Swedbank - an asymmetric trade (BUY - 190)

Swedbank AB, is a Nordic-Baltic banking group based in Stockholm, Sweden, offering retail banking, asset management, financial, and other services. In 2019 Swedbank had 900,000 private and 130,000 corporate clients and a 60% market share of Estonia’s payments.

Swedbank is one of the primary banks in Sweden, together with Nordea, Handelsbanken, and SEB.

The 4 banks have a marketshare of roughly 60% in Sweden.

SVT (Sweden's Television*) reported on February 20th, a potential money-laundering scandal involving Swedbank and suspicious transactions flowing from their Baltic branches between 2007-2015.

Swedbank's stock has collapsed roughly 30% since these allegations were brought forward. Investigations in the U.S, Sweden and the Baltics are currently being conducted as to examine the allegations brought forward.

The steep drop in the stock-price currently reflects the market pricing in substantial fines imposed by regulatory bodies, especially the U.S as a result of the money-laundering scandal, primarily focusing on Swedbanks gross negligence towards whistleblowers varnings over the years.

Sweden's oligopoly of the 4 banks (Swedbank, Nordea, SEB, Handelsbanken*) and their marketshare has dropped from approximately 80% to 60%, caused by an entry of smaller retail banks (Skandiabanken, SBAB Bank, Länsförsäkringar Bank och Landshypotek Bank*)  acting as competition. 

However, Sweden's banking sector enjoys a unique competitive advantage in comparison with its other Nordic and European counterparts, that lies in its high return on equity.

Yellow line - the 4 Swedish banks. 
Red line - Nordic banks.
Orange line - European banks.


for the 4 Swedish banks has historically been at 12-16%, and for European banks between 3-8%. The high ROE for Swedish banks depends on the substantial cost-savings created by technological implementation (online banking etc*) over the years, which lead to a decreased presence of physical banking offices across the country. 

P/E is currently at 7, with the average being 10 for the big 4 banks, indicating that the stock is trading at a discount.

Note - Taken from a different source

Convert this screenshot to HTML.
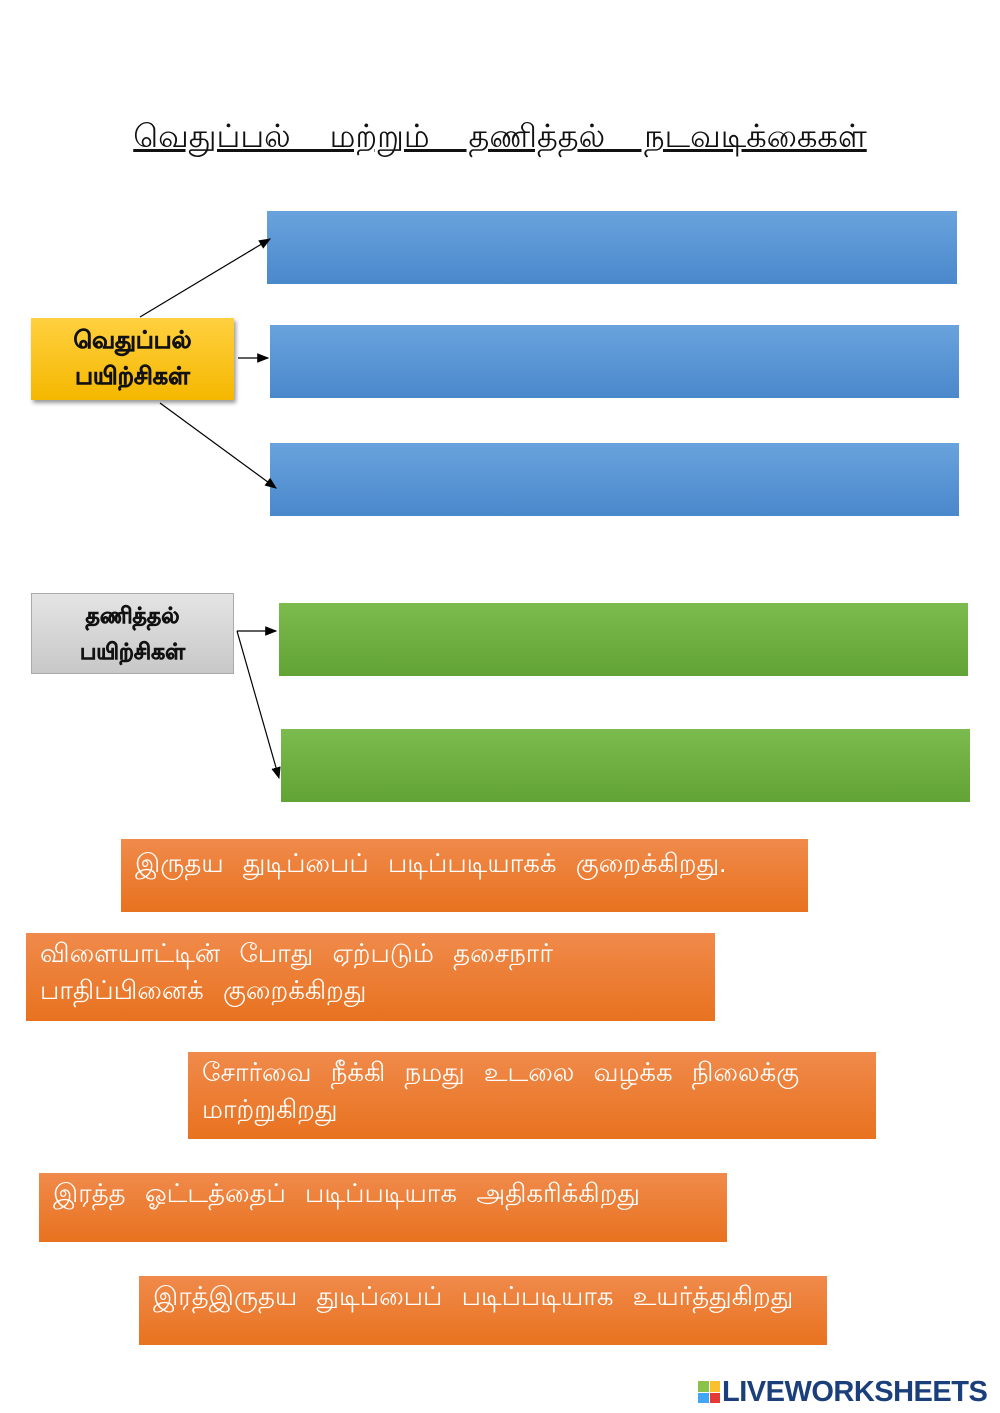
<!DOCTYPE html>
<html><head><meta charset="utf-8"><style>
body{margin:0;background:#fff;}
.p{position:relative;width:1000px;height:1413px;overflow:hidden;font-family:"Liberation Sans","DejaVu Sans",sans-serif;}
.b{position:absolute;}
.blue{background:linear-gradient(#69a3dd,#4a88cc);}
.green{background:linear-gradient(#7cbb4d,#62a336);}
.or{background:linear-gradient(#f08a4b,#e8721f);color:#fff;font-size:26px;line-height:37px;padding:2px 14px;box-sizing:border-box;word-spacing:12px;white-space:nowrap;}
.lbl{display:flex;align-items:center;justify-content:center;text-align:center;font-weight:bold;font-size:24px;line-height:36px;color:#111;-webkit-text-stroke:0.6px #111;}
</style></head><body><div class="p">
<div class="b" style="left:100px;top:118px;width:800px;text-align:center;font-size:32px;text-decoration:underline;color:#111;word-spacing:30px;white-space:nowrap;">வெதுப்பல் மற்றும் தணித்தல் நடவடிக்கைகள்</div>
<div class="b blue" style="left:267px;top:211px;width:690px;height:73px"></div>
<div class="b blue" style="left:270px;top:325px;width:689px;height:73px"></div>
<div class="b blue" style="left:270px;top:443px;width:689px;height:73px"></div>
<div class="b lbl" style="left:31px;top:318px;width:203px;height:82px;background:linear-gradient(#ffd040,#f5b800);box-shadow:2px 3px 4px rgba(0,0,0,.4)">வெதுப்பல்<br>பயிற்சிகள்</div>
<div class="b lbl" style="left:31px;top:593px;width:203px;height:81px;background:linear-gradient(#e4e4e4,#c8c8c8);border:1px solid #aaa;box-sizing:border-box;font-size:22px">தணித்தல்<br>பயிற்சிகள்</div>
<div class="b green" style="left:279px;top:603px;width:689px;height:73px"></div>
<div class="b green" style="left:281px;top:729px;width:689px;height:73px"></div>
<svg class="b" style="left:0;top:0" width="1000" height="820">
<defs><marker id="a" markerWidth="10" markerHeight="8" refX="9" refY="4" orient="auto"><path d="M0,0L10,4L0,8z" fill="#000"/></marker></defs>
<g stroke="#000" stroke-width="1.2" marker-end="url(#a)">
<line x1="140" y1="317" x2="270" y2="239"/>
<line x1="238" y1="358" x2="268" y2="358"/>
<line x1="160" y1="403" x2="276" y2="488"/>
<line x1="237" y1="631" x2="276" y2="631"/>
<line x1="237" y1="631" x2="279" y2="778"/>
</g></svg>
<div class="b or" style="left:121px;top:839px;width:687px;height:73px;padding-top:6px">இருதய துடிப்பைப் படிப்படியாகக் குறைக்கிறது.</div>
<div class="b or" style="left:26px;top:933px;width:689px;height:88px">விளையாட்டின் போது ஏற்படும் தசைநார்<br>பாதிப்பினைக்  குறைக்கிறது</div>
<div class="b or" style="left:188px;top:1052px;width:688px;height:87px">சோர்வை நீக்கி நமது உடலை வழக்க நிலைக்கு<br>மாற்றுகிறது</div>
<div class="b or" style="left:39px;top:1173px;width:688px;height:69px">இரத்த ஓட்டத்தைப் படிப்படியாக அதிகரிக்கிறது</div>
<div class="b or" style="left:139px;top:1276px;width:688px;height:69px">இரத்இருதய துடிப்பைப் படிப்படியாக உயர்த்துகிறது</div>
<div class="b" style="left:698px;top:1381px;width:22px;height:22px;display:grid;grid-template-columns:1fr 1fr;gap:1px;">
<div style="background:#8bc34a"></div><div style="background:#fbc02d"></div><div style="background:#42a5f5"></div><div style="background:#e53935"></div></div>
<div class="b" style="left:722px;top:1376px;font-size:29px;font-weight:bold;color:#1b3f7a;letter-spacing:-0.5px">LIVEWORKSHEETS</div>
</div></body></html>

One could argue that the decreased marketshare, (due to the increased competition of the retail-banks*), of Sweden's 4 banks ought to be reflected in its share price, but since this competition has been unfolding the last couple of years, we would see a larger decrease than the current share price.

Thus, the market seems to price Swedbank as a continuing high-performing bank and the current share price is a reflection of the risk associated fines from current investigations unfolding.

It is important to note that Swedbank is classified as a systemically important bank.

Swedbank's status as a systemically important bank is vital in terms of analysing the potential outfall of the current investigations of the alleged money-laundering.

HSBC was also under investigation for money-laundering 2012, which ended in a fine of 1.9 billion $.


"It is a dark day for the rule of law. Federal and state authorities have chosen not to indict HSBC, the London-based bank, on charges of vast and prolonged money laundering, for fear that criminal prosecution would topple the bank and, in the process, endanger the financial system. They also have not charged any top HSBC banker in the case, though it boggles the mind that a bank could launder money as HSBC did without anyone in a position of authority making culpable decisions.

Clearly, the government has bought into the notion that too big to fail is too big to jail. When prosecutors choose not to prosecute to the full extent of the law in a case as egregious as this, the law itself is diminished. The deterrence that comes from the threat of criminal prosecution is weakened, if not lost."

Clearly HSBCs status as a global systemically important bank was taken into consideration when deciding subsequent sanctions for the breach of money-laundering regulations. Clearly, a disproportionately small fine was imposed on the bank. 

Swedbank's fate, and the associated fine would follow a similar logic as the case with HSBC, with it being not too big as to avoid financial instability in the Nordic region.

Court proceedings, pending investigations etc, usually take up towards a year, and the associated uncertainty markets are currently pricing in should be gone by the time the verdicts are released.

Therefore, it is realistic to assume that Swedbank's share price ought to rise back to its level before the money-laundering allegations, which is in the 190-200 SEK range.

Profiting strategies on the future developments surrounding the stock are numerous;

Purchasing a deep-in-the-money call-options with a strike at 100 SEK, (with an expiry 1-1.5 years in to the future*) would offer substantial leverage as the future price rises after the investigations end. Basically entering a synthetic-long-stock position. 

Purchasing cheap out-of-the-money call-options with a strike at 190 SEK, (with an expiry 1-1.5 years in to the future*), offering 1:10 returns if the stock is at 200 SEK in 12-18 months time.

Purchasing the stock itself, with share price reaching 190 SEK in 12-18 months time.